Consider the following example schema:

CREATE TABLE dead_letter_queue (
    id SERIAL PRIMARY KEY,
    event_id UUID NOT NULL,
    payload JSONB NOT NULL,
    error_message TEXT,
    failed_at TIMESTAMP DEFAULT NOW(),
    status VARCHAR(20) DEFAULT 'pending'
);

This setup enables developers to run queries like "Find all failed events from the last 24 hours related to user ID 123" with ease, a task that can be cumbersome with some traditional DLQ implementations.

Implementation Strategies

There are several patterns for integrating PostgreSQL as a DLQ. A common approach is to use a transactional outbox pattern combined with a DLQ table. When an event is generated, it's written to an outbox table within the same transaction as the business data. A separate process then reads from the outbox and publishes to the main message queue. If publishing fails, the message remains in the outbox and can be retried or moved to the DLQ.

Alternatively, a consumer service can directly write failed messages to the DLQ table. This requires the consumer to handle database connections and transactions, but it provides a clear audit trail. The key is to ensure that the write to the DLQ is atomic with the failure detection.

For reprocessing, a scheduled job or a manual query can be used to select messages with a pending status and attempt to process them again. Once successful, the status can be updated to reprocessed or the row can be deleted/archived. This workflow is straightforward to implement and monitor using existing database tools.

Benefits & Considerations

The primary benefit of using PostgreSQL as a DLQ is simplicity. If your system already uses PostgreSQL, you avoid the operational overhead of managing another infrastructure component like a separate message broker. You also gain strong consistency between your application state and your failure logs.

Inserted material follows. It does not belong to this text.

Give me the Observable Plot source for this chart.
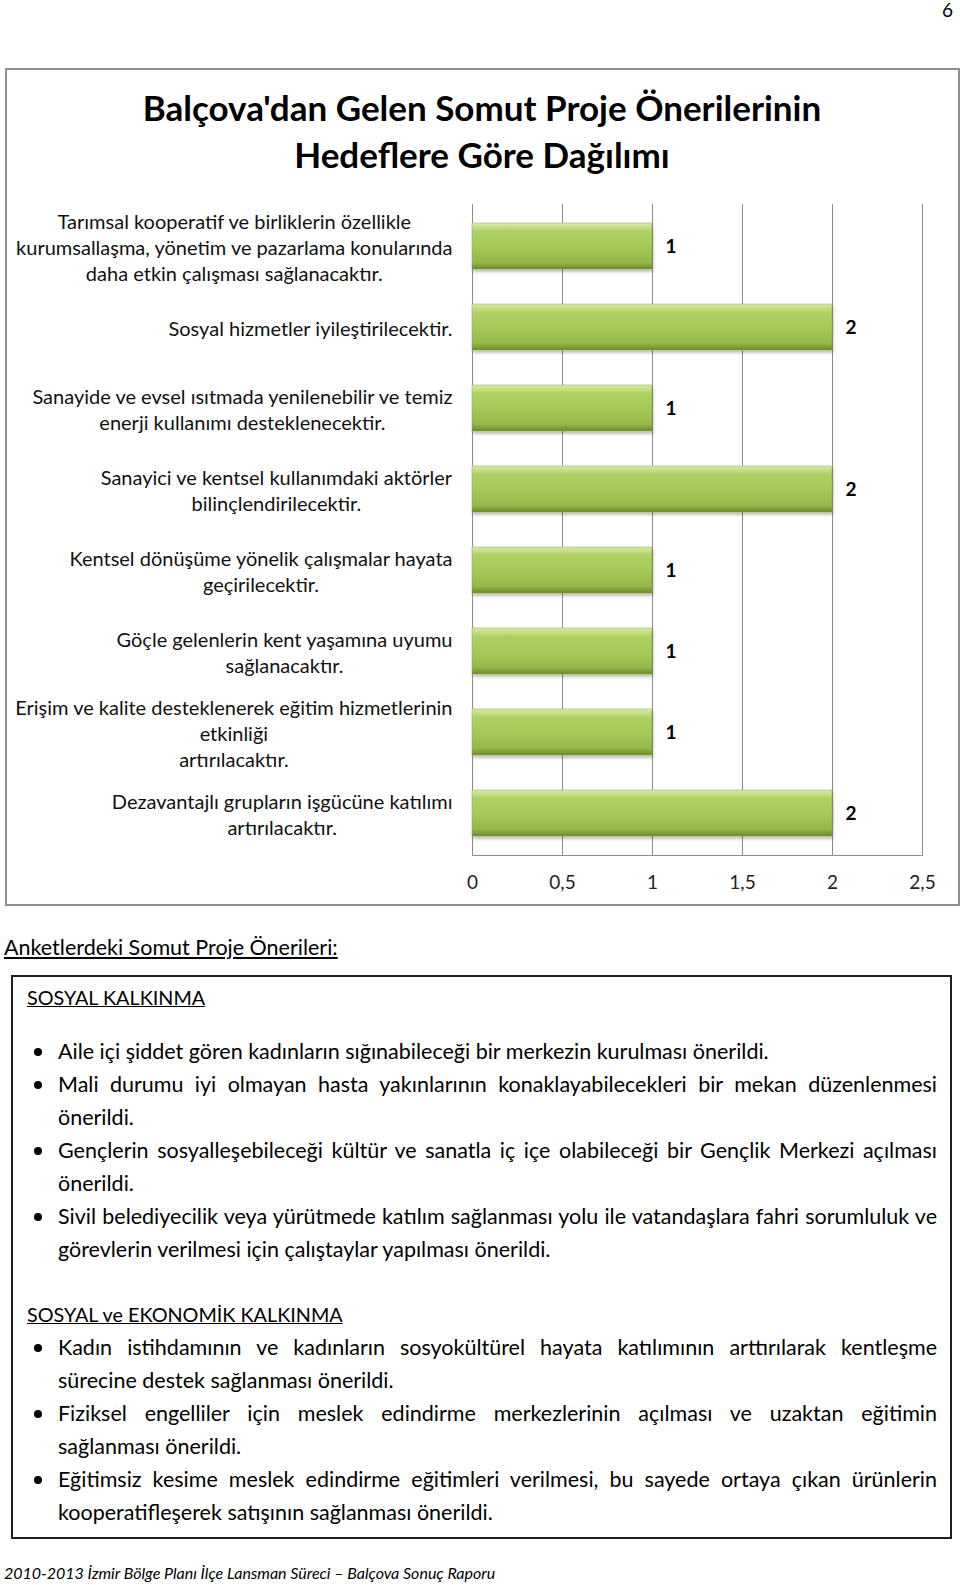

However, there are important considerations. High-throughput systems might generate a large volume of failed messages, potentially impacting database performance. Proper indexing on the DLQ table is crucial to maintain query efficiency. Additionally, long-running transactions or large batch operations need careful design to avoid locking issues.

Key considerations include:

Performance: Monitor table size and query performance.
Schema Design: Plan for future query needs when defining the table structure.
Retention Policy: Implement a strategy for archiving or purging old failed messages.
Monitoring: Set up alerts for spikes in DLQ entries, which can indicate upstream issues.

Looking Ahead

Using PostgreSQL as a dead letter queue is a pragmatic and powerful pattern for event-driven systems. It leverages the database's core strengths to provide a reliable, queryable, and durable solution for handling failed messages. This approach is particularly well-suited for applications where data consistency and operational simplicity are paramount.

While it may not replace dedicated message brokers for all use cases, especially those requiring extreme throughput or complex routing, it stands as a compelling alternative. By carefully designing the schema and monitoring performance, teams can build highly resilient systems that gracefully handle failure and ensure no message is ever truly lost.